EXERCISE TASK —
Write out each line that follows exactly as it stands, without the pictures.
-=-=-=-=-
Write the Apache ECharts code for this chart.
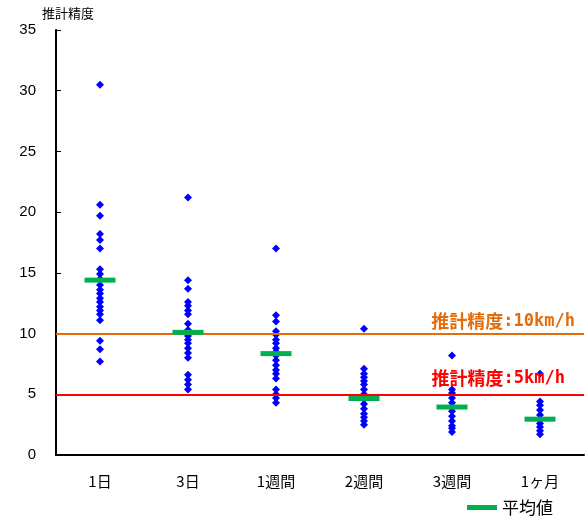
<!DOCTYPE html>
<html><head><meta charset="utf-8">
<script src="https://cdn.jsdelivr.net/npm/echarts@6/dist/echarts.min.js"></script>
<style>html,body{margin:0;padding:0;background:#fff}#c{width:586px;height:523px}</style>
</head><body><div id="c"></div>
<script>
var categories = ['1日', '3日', '1週間', '2週間', '3週間', '1ヶ月'];
var d1 = [30.5, 20.6, 19.7, 18.2, 17.7, 17.0, 15.3, 14.9, 14.5, 14.0, 13.6, 13.3, 12.9, 12.6, 12.2, 11.9, 11.6, 11.1, 9.4, 8.7, 7.7];
var d3 = [21.2, 14.4, 13.7, 12.6, 12.3, 11.9, 11.6, 10.8, 10.3, 9.8, 9.5, 9.2, 8.8, 8.4, 8.0, 6.6, 6.2, 5.8, 5.4];
var d1w = [17.0, 11.5, 11.0, 10.2, 9.9, 9.5, 9.2, 8.8, 8.5, 8.2, 7.8, 7.4, 7.0, 6.7, 6.3, 5.4, 5.0, 4.7, 4.3];
var d2w = [10.4, 7.1, 6.7, 6.4, 6.1, 5.8, 5.4, 5.0, 4.6, 4.2, 3.8, 3.4, 3.1, 2.8, 2.5];
var d3w = [8.2, 5.4, 5.1, 4.7, 4.3, 3.9, 3.6, 3.2, 2.8, 2.4, 2.2, 1.9];
var d1m = [6.7, 4.4, 4.1, 3.7, 3.3, 2.9, 2.6, 2.3, 2.0, 1.7];
var means = [14.4, 10.1, 8.35, 4.65, 3.95, 2.95];
var yTicks = [0, 5, 10, 15, 20, 25, 30, 35];
var refLines = [10, 5];

var groups = [d1, d3, d1w, d2w, d3w, d1m];
var pts = [];
groups.forEach(function (g, i) { g.forEach(function (v) { pts.push([i, v]); }); });
var meanPts = means.map(function (v, i) { return [i, v]; });

var FONT = 'Liberation Sans, Arial, Noto Sans CJK JP, sans-serif';
function richFor(color) {
  return {
    a: { color: color, fontSize: 18, fontWeight: 'bold', fontFamily: 'Noto Sans CJK JP' },
    b: { color: color, fontSize: 17, fontWeight: 'bold', fontFamily: 'DejaVu Sans Mono' }
  };
}
var chart = echarts.init(document.getElementById('c'));
chart.setOption({
  animation: false,
  textStyle: { fontFamily: FONT },
  grid: { left: 56, right: 2, top: 30, bottom: 68 },
  legend: {
    right: 28, bottom: 2, itemWidth: 30, itemHeight: 5, itemGap: 10,
    data: [{ name: '平均値', icon: 'rect', itemStyle: { opacity: 1 } }],
    textStyle: { fontSize: 17, color: '#000', fontFamily: 'Noto Sans CJK JP' }
  },
  xAxis: {
    type: 'category', data: categories, boundaryGap: true,
    axisLine: { lineStyle: { color: '#000', width: 2 } },
    axisTick: { inside: true, length: 5, lineStyle: { color: '#555' } },
    axisLabel: { margin: 19, fontSize: 15, color: '#000', fontFamily: 'Noto Sans CJK JP' },
    splitLine: { show: false }
  },
  yAxis: {
    type: 'value', min: 0, max: 35, interval: 5,
    name: '推計精度', nameLocation: 'end', nameGap: 10,
    nameTextStyle: { fontSize: 13, color: '#000', fontFamily: 'Noto Sans CJK JP', align: 'left', padding: [0, 0, 0, -14] },
    axisLine: { show: true, lineStyle: { color: '#000', width: 2 } },
    axisTick: { show: true, inside: true, length: 5, lineStyle: { color: '#000' } },
    axisLabel: { margin: 20, fontSize: 15, color: '#000', formatter: function (v) { return yTicks.indexOf(v) >= 0 ? String(v) : ''; } },
    splitLine: { show: false }
  },
  series: [
    {
      name: '推計値', type: 'scatter', data: pts, symbol: 'diamond', symbolSize: 8,
      itemStyle: { color: '#0000ff', opacity: 1 }, z: 3,
      markLine: {
        silent: true, symbol: 'none',
        data: [
          { yAxis: refLines[0], lineStyle: { color: '#e46c0a', width: 2, type: 'solid' },
            label: { show: true, position: 'insideEndTop', formatter: '{a|推計精度}{b|:10km/h}', rich: richFor('#e46c0a'), distance: [9, 3] } },
          { yAxis: refLines[1], lineStyle: { color: '#ff0000', width: 2, type: 'solid' },
            label: { show: true, position: 'insideEndTop', formatter: '{a|推計精度}{b|:5km/h}', rich: richFor('#ff0000'), distance: [19, 7] } }
        ]
      }
    },
    {
      name: '平均値', type: 'scatter', data: meanPts, symbol: 'rect', symbolSize: [31, 5],
      itemStyle: { color: '#00b050', opacity: 1 }, z: 5
    }
  ]
});
</script></body></html>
-=-=-=-=-
EXERCISE SOLUTION —
Write the Apache ECharts code for this chart.
<!DOCTYPE html>
<html><head><meta charset="utf-8">
<script src="https://cdn.jsdelivr.net/npm/echarts@6/dist/echarts.min.js"></script>
<style>html,body{margin:0;padding:0;background:#fff}#c{width:586px;height:523px}</style>
</head><body><div id="c"></div>
<script>
var categories = ['1日', '3日', '1週間', '2週間', '3週間', '1ヶ月'];
var d1 = [30.5, 20.6, 19.7, 18.2, 17.7, 17.0, 15.3, 14.9, 14.5, 14.0, 13.6, 13.3, 12.9, 12.6, 12.2, 11.9, 11.6, 11.1, 9.4, 8.7, 7.7];
var d3 = [21.2, 14.4, 13.7, 12.6, 12.3, 11.9, 11.6, 10.8, 10.3, 9.8, 9.5, 9.2, 8.8, 8.4, 8.0, 6.6, 6.2, 5.8, 5.4];
var d1w = [17.0, 11.5, 11.0, 10.2, 9.9, 9.5, 9.2, 8.8, 8.5, 8.2, 7.8, 7.4, 7.0, 6.7, 6.3, 5.4, 5.0, 4.7, 4.3];
var d2w = [10.4, 7.1, 6.7, 6.4, 6.1, 5.8, 5.4, 5.0, 4.6, 4.2, 3.8, 3.4, 3.1, 2.8, 2.5];
var d3w = [8.2, 5.4, 5.1, 4.7, 4.3, 3.9, 3.6, 3.2, 2.8, 2.4, 2.2, 1.9];
var d1m = [6.7, 4.4, 4.1, 3.7, 3.3, 2.9, 2.6, 2.3, 2.0, 1.7];
var means = [14.4, 10.1, 8.35, 4.65, 3.95, 2.95];
var yTicks = [0, 5, 10, 15, 20, 25, 30, 35];
var refLines = [10, 5];

var groups = [d1, d3, d1w, d2w, d3w, d1m];
var pts = [];
groups.forEach(function (g, i) { g.forEach(function (v) { pts.push([i, v]); }); });
var meanPts = means.map(function (v, i) { return [i, v]; });

var FONT = 'Liberation Sans, Arial, Noto Sans CJK JP, sans-serif';
function richFor(color) {
  return {
    a: { color: color, fontSize: 18, fontWeight: 'bold', fontFamily: 'Noto Sans CJK JP' },
    b: { color: color, fontSize: 17, fontWeight: 'bold', fontFamily: 'DejaVu Sans Mono' }
  };
}
var chart = echarts.init(document.getElementById('c'));
chart.setOption({
  animation: false,
  textStyle: { fontFamily: FONT },
  grid: { left: 56, right: 2, top: 30, bottom: 68 },
  legend: {
    right: 28, bottom: 2, itemWidth: 30, itemHeight: 5, itemGap: 10,
    data: [{ name: '平均値', icon: 'rect', itemStyle: { opacity: 1 } }],
    textStyle: { fontSize: 17, color: '#000', fontFamily: 'Noto Sans CJK JP' }
  },
  xAxis: {
    type: 'category', data: categories, boundaryGap: true,
    axisLine: { lineStyle: { color: '#000', width: 2 } },
    axisTick: { inside: true, length: 5, lineStyle: { color: '#555' } },
    axisLabel: { margin: 19, fontSize: 15, color: '#000', fontFamily: 'Noto Sans CJK JP' },
    splitLine: { show: false }
  },
  yAxis: {
    type: 'value', min: 0, max: 35, interval: 5,
    name: '推計精度', nameLocation: 'end', nameGap: 10,
    nameTextStyle: { fontSize: 13, color: '#000', fontFamily: 'Noto Sans CJK JP', align: 'left', padding: [0, 0, 0, -14] },
    axisLine: { show: true, lineStyle: { color: '#000', width: 2 } },
    axisTick: { show: true, inside: true, length: 5, lineStyle: { color: '#000' } },
    axisLabel: { margin: 20, fontSize: 15, color: '#000', formatter: function (v) { return yTicks.indexOf(v) >= 0 ? String(v) : ''; } },
    splitLine: { show: false }
  },
  series: [
    {
      name: '推計値', type: 'scatter', data: pts, symbol: 'diamond', symbolSize: 8,
      itemStyle: { color: '#0000ff', opacity: 1 }, z: 3,
      markLine: {
        silent: true, symbol: 'none',
        data: [
          { yAxis: refLines[0], lineStyle: { color: '#e46c0a', width: 2, type: 'solid' },
            label: { show: true, position: 'insideEndTop', formatter: '{a|推計精度}{b|:10km/h}', rich: richFor('#e46c0a'), distance: [9, 3] } },
          { yAxis: refLines[1], lineStyle: { color: '#ff0000', width: 2, type: 'solid' },
            label: { show: true, position: 'insideEndTop', formatter: '{a|推計精度}{b|:5km/h}', rich: richFor('#ff0000'), distance: [19, 7] } }
        ]
      }
    },
    {
      name: '平均値', type: 'scatter', data: meanPts, symbol: 'rect', symbolSize: [31, 5],
      itemStyle: { color: '#00b050', opacity: 1 }, z: 5
    }
  ]
});
</script></body></html>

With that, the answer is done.